Members of the high school marching band sprinted for their lives, still carrying their flutes and saxophones. Bystanders scooped up young children and fled. In all, six people were killed and some two dozen others were injured, either by rifle fire or in the stampede away from the scene. The victims ranged in age from 8 to 85.

It was the Fourth of July, and the affluent Chicago suburb of Highland Park became the latest American community to be terrorized by a mass shooting.

For hours after the attack, officers searched building by building near the parade route, which was littered with belongings abandoned in the chaos: A double stroller. Balloons. Bikes. Pacifiers. Sandals.
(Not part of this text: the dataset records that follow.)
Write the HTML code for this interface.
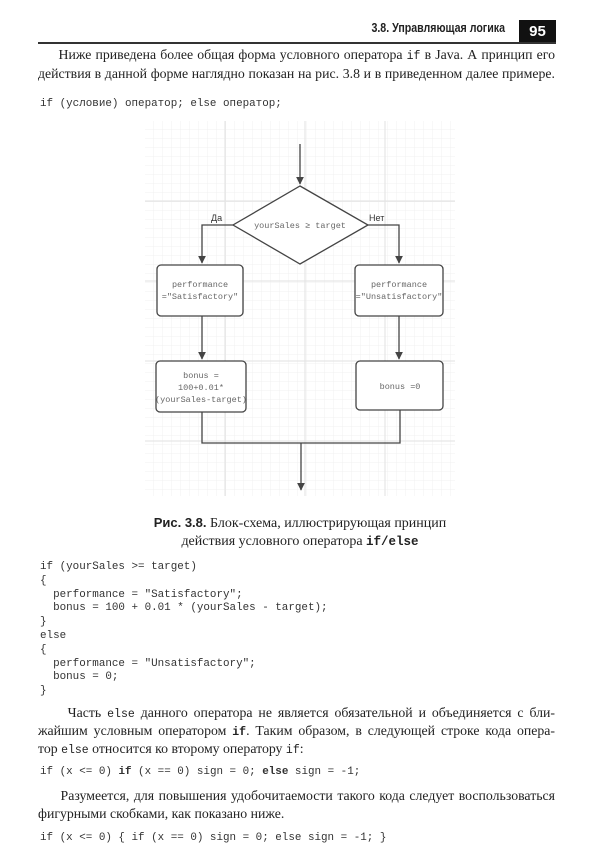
<!DOCTYPE html>
<html><head><meta charset="utf-8"><style>
body{margin:0;background:#fff;}
#p{position:relative;width:600px;height:853px;overflow:hidden;background:#fff;color:#222;font-family:"Liberation Serif","Noto Serif CJK SC",serif;}
.t{position:absolute;left:38px;width:517px;font-size:13.8px;white-space:nowrap;text-align:justify;text-align-last:justify;line-height:18px;}
.l{text-align-last:left;}
.c{position:absolute;left:40px;font-family:"Liberation Mono",monospace;font-size:10.9px;white-space:pre;color:#333;line-height:13px;}
.m{font-family:"Liberation Mono",monospace;font-size:11.5px;}
</style></head><body><div id="p">
<div style="position:absolute;left:300px;top:21px;width:205px;text-align:right;font-family:'Liberation Sans',sans-serif;font-weight:bold;font-size:12.5px;color:#222;transform:scaleX(0.85);transform-origin:right;">3.8. Управляющая логика</div>
<div style="position:absolute;left:519px;top:20px;width:37px;height:23px;background:#111;color:#fff;font-family:'Liberation Sans',sans-serif;font-weight:bold;font-size:15px;text-align:center;line-height:23px;">95</div>
<div style="position:absolute;left:38px;top:42px;width:518px;height:2px;background:#333;"></div>

<div class="t" style="top:46px;">&nbsp;&nbsp;&nbsp;&nbsp;&nbsp;Ниже приведена более общая форма условного оператора <span class="m">if</span> в Java. А принцип его</div>
<div class="t" style="top:65px;">действия в данной форме наглядно показан на рис. 3.8 и в приведенном далее примере.</div>
<div class="c" style="top:98px;">if (условие) оператор; else оператор;</div>

<svg style="position:absolute;left:0;top:0" width="600" height="853">
<defs><pattern id="g" x="145" y="121" width="9" height="9" patternUnits="userSpaceOnUse"><path d="M9 0V9H0" fill="none" stroke="#f0f0f0" stroke-width="1"/></pattern>
<marker id="a" viewBox="0 0 10 10" refX="9" refY="5" markerWidth="6" markerHeight="6" orient="auto"><path d="M0 0L10 5L0 10z" fill="#444"/></marker></defs>
<rect x="145" y="121" width="310" height="375" fill="url(#g)"/>
<g stroke="#e2e2e2" stroke-width="1"><line x1="225" y1="121" x2="225" y2="496"/><line x1="305" y1="121" x2="305" y2="496"/><line x1="385" y1="121" x2="385" y2="496"/><line x1="145" y1="201" x2="455" y2="201"/><line x1="145" y1="281" x2="455" y2="281"/><line x1="145" y1="361" x2="455" y2="361"/><line x1="145" y1="441" x2="455" y2="441"/></g>
<g stroke="#444" stroke-width="1.3" fill="none">
<line x1="300" y1="144" x2="300" y2="184" marker-end="url(#a)"/>
<polygon points="300,186 368,225 300,264 233,225" fill="#fff"/>
<polyline points="233,225 202,225 202,263" marker-end="url(#a)"/>
<polyline points="368,225 399,225 399,263" marker-end="url(#a)"/>
<rect x="157" y="265" width="86" height="51" rx="4" fill="#fff"/>
<rect x="355" y="265" width="88" height="51" rx="4" fill="#fff"/>
<line x1="202" y1="316" x2="202" y2="359" marker-end="url(#a)"/>
<line x1="399" y1="316" x2="399" y2="359" marker-end="url(#a)"/>
<rect x="156" y="361" width="90" height="51" rx="4" fill="#fff"/>
<rect x="356" y="361" width="87" height="49" rx="4" fill="#fff"/>
<polyline points="202,412 202,443 400,443 400,410"/>
<line x1="301" y1="443" x2="301" y2="490" marker-end="url(#a)"/>
</g>
<g font-family="Liberation Mono,monospace" font-size="8.5" fill="#666" text-anchor="middle">
<text x="300" y="228">yourSales ≥  target</text>
<text x="200" y="287">performance</text><text x="200" y="299">="Satisfactory"</text>
<text x="399" y="287">performance</text><text x="399" y="299">="Unsatisfactory"</text>
<text x="201" y="378">bonus =</text><text x="201" y="390">100+0.01*</text><text x="201" y="402">(yourSales-target)</text>
<text x="400" y="389">bonus =0</text>
</g>
<g font-family="Liberation Sans,sans-serif" font-size="9" fill="#333"><text x="211" y="221">Да</text><text x="369" y="221">Нет</text></g>
</svg>

<div style="position:absolute;left:0;width:600px;top:514px;text-align:center;font-size:14px;line-height:18px;"><b style="font-family:'Liberation Sans',sans-serif;font-size:13px;">Рис. 3.8.</b> Блок-схема, иллюстрирующая принцип<br>действия условного оператора <b class="m" style="font-size:12.5px">if/else</b></div>

<div class="c" style="top:561px;line-height:13.8px;">if (yourSales &gt;= target)
{
  performance = "Satisfactory";
  bonus = 100 + 0.01 * (yourSales - target);
}
else
{
  performance = "Unsatisfactory";
  bonus = 0;
}</div>

<div class="t" style="top:704px;">&nbsp;&nbsp;&nbsp;&nbsp;&nbsp;Часть <span class="m">else</span> данного оператора не является обязательной и объединяется с бли-</div>
<div class="t" style="top:722px;">жайшим условным оператором <b class="m">if</b>. Таким образом, в следующей строке кода опера-</div>
<div class="t l" style="top:740px;">тор <span class="m">else</span> относится ко второму оператору <span class="m">if</span>:</div>
<div class="c" style="top:766px;">if (x &lt;= 0) <b>if</b> (x == 0) sign = 0; <b>else</b> sign = -1;</div>
<div class="t" style="top:787px;">&nbsp;&nbsp;&nbsp;&nbsp;&nbsp;Разумеется, для повышения удобочитаемости такого кода следует воспользоваться</div>
<div class="t l" style="top:805px;">фигурными скобками, как показано ниже.</div>
<div class="c" style="top:832px;">if (x &lt;= 0) { if (x == 0) sign = 0; else sign = -1; }</div>
</div></body></html>
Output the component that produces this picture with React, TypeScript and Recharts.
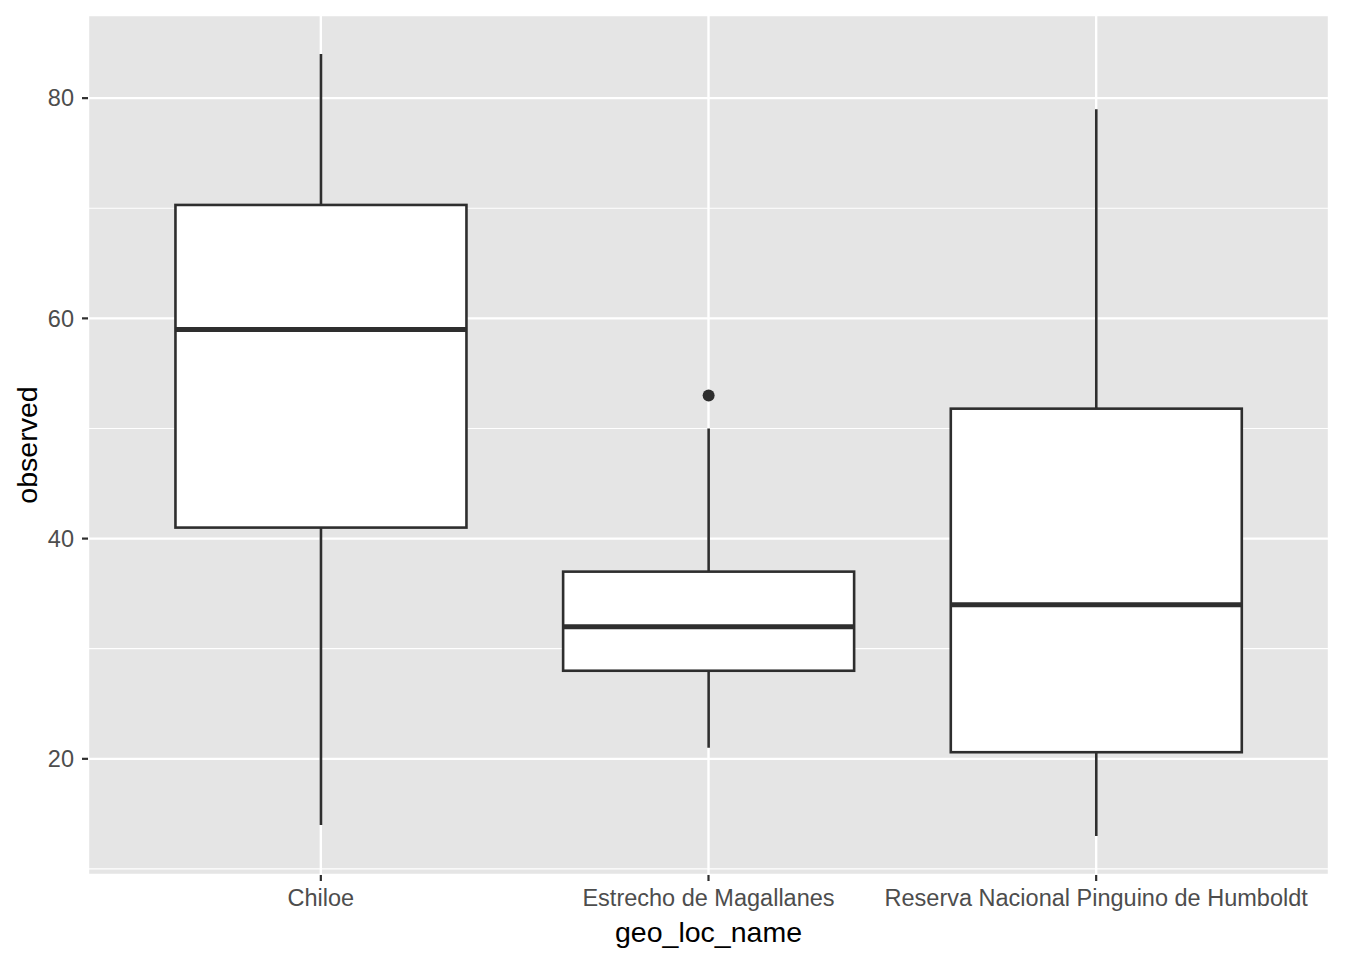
import { ComposedChart, Bar, XAxis, YAxis, CartesianGrid } from "recharts"

// box stats
const locations = ["Chiloe", "Estrecho de Magallanes", "Reserva Nacional Pinguino de Humboldt"]
const whiskerLow = [14, 21, 13]
const q1 = [41, 28, 20.6]
const median = [59, 32, 34]
const q3 = [70.3, 37, 51.8]
const whiskerHigh = [84, 50, 79]
const outliers = [[], [53], []]

const yTicks = [20, 40, 60, 80]
const minorTicks = [10, 30, 50, 70]
const yDomain = [9.45, 87.55]

const data = locations.map((name, i) => ({
  name,
  low: whiskerLow[i],
  q1: q1[i],
  median: median[i],
  q3: q3[i],
  high: whiskerHigh[i],
  outliers: outliers[i],
}))

const FONT = "'Liberation Sans', Arial, Helvetica, sans-serif"
const INK = "#2e2e2e"

const BoxShape = (props: any) => {
  const { x, y, width, height, payload } = props
  if (!payload || !height) return null
  const unit = height / (payload.high - payload.low)
  const toY = (v: number) => y + (payload.high - v) * unit
  const cx = x + width / 2
  return (
    <g>
      <line x1={cx} x2={cx} y1={toY(payload.high)} y2={toY(payload.low)} stroke={INK} strokeWidth={2.6} />
      <rect
        x={x}
        y={toY(payload.q3)}
        width={width}
        height={toY(payload.q1) - toY(payload.q3)}
        fill="#ffffff"
        stroke={INK}
        strokeWidth={2.6}
      />
      <line x1={x} x2={x + width} y1={toY(payload.median)} y2={toY(payload.median)} stroke={INK} strokeWidth={5} />
      {(payload.outliers || []).map((v: number, i: number) => (
        <circle key={i} cx={cx} cy={toY(v)} r={6} fill={INK} />
      ))}
    </g>
  )
}

export default function App() {
  return (
    <div style={{ position: "absolute", left: 0, top: 0, width: 1352, height: 980, background: "#fff" }}>
      <ComposedChart
        width={1352}
        height={980}
        data={data}
        margin={{ top: 15, right: 23, left: 0, bottom: 0 }}
        barCategoryGap="12.5%"
      >
        <CartesianGrid fill="#E5E5E5" stroke="#ffffff" strokeWidth={2.4} />
        <CartesianGrid vertical={false} horizontalValues={minorTicks} stroke="#ffffff" strokeWidth={1.2} />
        <XAxis
          dataKey="name"
          type="category"
          padding={{ left: 39, right: 39 }}
          height={105}
          axisLine={false}
          tickLine={{ stroke: INK, strokeWidth: 2.2 }}
          tickSize={6}
          tickMargin={8}
          tick={{ fill: "#4D4D4D", fontSize: 23.5, fontFamily: FONT }}
          interval={0}
          label={{
            content: (p: any) => {
              const vb = p.viewBox
              return (
                <text x={vb.x + vb.width / 2} y={vb.y + 67} textAnchor="middle" fill="#000" fontSize={28.5} fontFamily={FONT}>
                  geo_loc_name
                </text>
              )
            },
          }}
        />
        <YAxis
          type="number"
          domain={yDomain}
          ticks={yTicks}
          width={88}
          axisLine={false}
          tickLine={{ stroke: INK, strokeWidth: 2.2 }}
          tickSize={6}
          tickMargin={8}
          tick={{ fill: "#4D4D4D", fontSize: 23.5, fontFamily: FONT }}
          label={{
            content: (p: any) => {
              const vb = p.viewBox
              const lx = vb.x + 37
              const ly = vb.y + vb.height / 2
              return (
                <text
                  x={lx}
                  y={ly}
                  transform={`rotate(-90 ${lx} ${ly})`}
                  textAnchor="middle"
                  fill="#000"
                  fontSize={28.5}
                  fontFamily={FONT}
                >
                  observed
                </text>
              )
            },
          }}
        />
        <Bar dataKey={(d: any) => [d.low, d.high]} shape={<BoxShape />} isAnimationActive={false} />
      </ComposedChart>
    </div>
  )
}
A hat printed with stars and stripes.

After an hourslong manhunt, authorities arrested 22-year-old Robert “Bobby” Crimo III on Monday evening. North Chicago police spotted him and gave chase; he was ultimately arrested without incident in Lake Forest, according to the Highland Park police chief. He was returned to Highland Park as the investigation continued.

While police recovered a rifle from the scene, and federal authorities are performing a trace to try to determine its origin, the attacker was being considered armed and dangerous throughout the search, authorities said.

 

Howard Prager was playing his tuba aboard a float with six other musicians from the Maxwell Street Klezmer Band, entertaining the crowd with freilach — a “joyous” type of Jewish music.

The piano player was the first to notice everyone scatter. Prager thought at first they had spotted a celebrity and were racing over. The band kept playing.

Then he saw the faces of the people running: “panic and scared mode.”

“I am shellshocked by the whole thing,” he said. “I don’t know what was in (the shooter’s) mind that he was so hateful that would cause this type of carnage.”